GOLAB, James A., Crustal Geophysics and Geochemistry Science Center, U.S. Geological Survey, Box 25046, Denver Federal Center, Denver, CO 80225, CLARK, Allan Koehl, Wrd, USGS, 5563 De Zavala Rd, Suite 290, San Antonio, TX 78249 and HASIOTIS, Stephen T., Department of Geology, University of Kansas, 1475 Jayhawk Blvd, Lindley Hall, rm 120, Lawrence, KS 66045, jgolab@usgs.gov

This study uses an integrated ichnological and sedimentological approach to record changes in ichnofabric index (ii) as a proxy for bioturbation within the Aptian–Albian Glen Rose Limestone (GRL) in central Texas and relates these changes to subsurface fluid flow.

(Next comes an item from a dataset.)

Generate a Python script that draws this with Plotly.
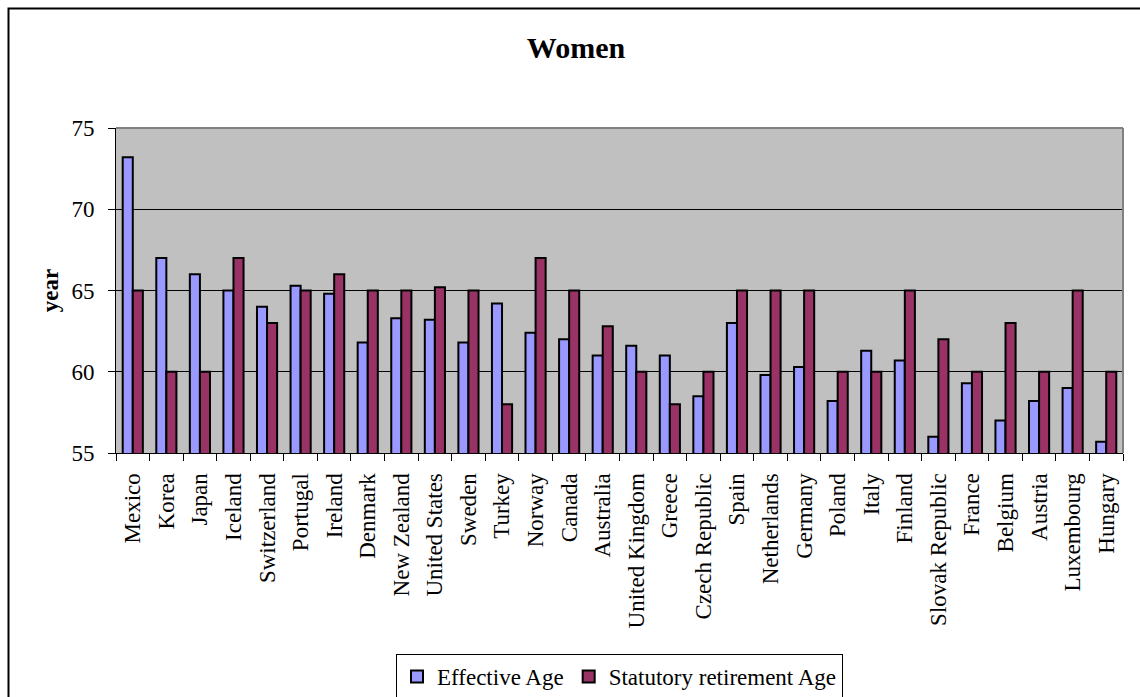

The GRL is an argillaceous shallow marine carbonate system deposited on the Central Texas Platform and forms the upper Trinity aquifer and the upper part of the middle Trinity aquifer. The GRL is divided into Upper and Lower GRL members, which have been subdivided into hydrostratigraphic units (HSUs). Fluid pathways within HSUs are controlled by the interaction of faults and fractures, karst development, and large-scale biogenic porosity and permeability. The effect of biogenic porosity (i.e., burrows, borings, and nodular preservation of bioturbation) is the least studied of these factors. Postdepositional solution enhancement of trace fossils is also common and has increased lateral and vertical fluid connectivity in some HSUs. Most GRL strata in central Texas are assigned to the Cruziana ichnofacies and are dominated by Thalassinoides networks, but also contain Cruziana, Ophiomorpha, Planolites, and Serpulid worm tubes. Rhizoliths associated with subaerial exposure are present due to sea-level fluctuations. A previous study showed permeability associated with Thalassinoides-dominated ichnofabrics controls horizontal fluid flow within most of the overlying Edwards aquifer, where unfilled ichnofossils form interconnected fluid conduits. The mudstone and marl within the GRL, however, complicates such ichnofabric analysis, as many GRL Thalassinoides are filled with grainstone to mudstone acting either as conduits or barriers. Burrow fill is commonly similar to overlying beds and is directly related to changes in depositional energy and rate of siliciclastic input. Transmissive HSUs have ii3–4 and burrows are commonly open or have permeable fill, whereas confining HSUs have either higher or lower ii than permeable units. Understanding these effects is vital for understanding subsurface water pathways of the Trinity aquifer. This study is also relevant to hydrocarbon exploration as changes in depositional environment seen at the surface and near surface in central Texas may correlate to changes within the deep GRL of south Texas.